Store this artifact in a immutable object store (S3 with object lock, or a blockchain-based notary service). Link it to the contract and invoice records. If you ever need to prove due diligence in a copyright dispute, this artifact is your evidence.

Operating the Pipeline Without Killing Your Velocity

The most common objection I hear is that this pipeline slows down contractor onboarding and delivery acceptance. It doesn't have to.

In practice, the pre-merge scan adds about 90 seconds to the CI pipeline for a typical contractor PR of 20-30 files. The post-merge deep scan runs overnight and produces results before the next standup. The exception registry takes about 30 minutes to set up and minutes per week to maintain.

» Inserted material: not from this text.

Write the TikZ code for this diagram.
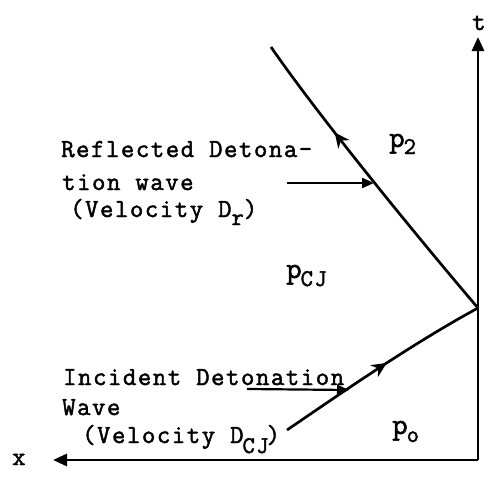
\documentclass[tikz,border=0pt]{standalone}
\usepackage{fontspec}
\setmonofont{Latin Modern Mono}[LetterSpace=6,FakeBold=1.8]
\usetikzlibrary{arrows.meta,decorations.markings}
\newcommand\lowsub[2]{\raisebox{-#1}{\fontsize{24}{24}\selectfont #2}}
\begin{document}
\begin{tikzpicture}[x=1pt,y=-1pt,
  lbl/.style={anchor=base west,inner sep=0pt,font=\ttfamily\fontsize{26}{26}\selectfont},
  plbl/.style={anchor=base west,inner sep=0pt,font=\ttfamily\fontsize{30}{30}\selectfont},
  axis/.style={line width=2.8pt,-{Triangle[length=14pt,width=12pt]}},
  wave/.style={line width=2.7pt},
  midarrow/.style={postaction={decorate},decoration={markings,
      mark=at position #1 with {\arrow{Stealth[length=15pt,width=14pt]}}}},
  ptr/.style={line width=2.2pt,-{Triangle[length=12pt,width=10pt]}},
]
\useasboundingbox (0,0) rectangle (491,477);
% axes
\coordinate (O) at (478,460);
\coordinate (T) at (478,37);
\coordinate (X) at (53,460);
\coordinate (R) at (478,308);
\coordinate (A) at (287,430);
\coordinate (B) at (271,47);
\coordinate (P1) at (287,183);
\coordinate (Q1) at (374,183);
\coordinate (P2) at (247,389);
\coordinate (Q2) at (349,390);
\draw[axis] (O) -- (T);
\draw[axis] (O) -- (X);
\node[lbl] (tl) at (472,30) {t};
\node[lbl] (xl) at (12,465) {x};
% waves
\draw[wave,midarrow=0.53] (A) .. controls (340,394) and (410,345) .. (R);
\draw[wave,midarrow=0.68] (R) .. controls (420,240) and (320,118) .. (B);
% pointer arrows
\draw[ptr] (P1) -- (Q1);
\draw[ptr] (P2) -- (Q2);
% labels
\node[lbl] (r1) at (61,157) {Reflected Detona-};
\node[lbl] (r2) at (62,190) {tion wave};
\node[lbl] (r3) at (70,217) {(Velocity D\lowsub{8pt}{r})};
\node[lbl] (i1) at (63,385) {Incident Detonation};
\node[lbl] (i2) at (62,415) {Wave};
\node[lbl] (i3) at (82,443) {(Velocity D\lowsub{10pt}{\kern-1pt CJ}\kern-2pt)};
\node[plbl] (p2) at (389,147) {p\kern-1pt\lowsub{7pt}{2}};
\node[plbl] (pcj) at (286,278) {p\kern-1pt\lowsub{8pt}{CJ}};
\node[plbl] (po) at (392,434) {p\kern-1pt\lowsub{8pt}{o}};
\end{tikzpicture}
\end{document}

The speed cost is negligible. The cost of one uncaught license violation, as I learned the hard way, is anything but.

Start with just the pre-merge scan and the baseline fingerprint. That alone catches the 80% case — the contractor who copies a file verbatim from a public repository. Add the deep scan and provenance artifact in month two. The exception registry comes naturally once you've hit your first false positive.

Your contractors, your legal team, and your future self will thank you.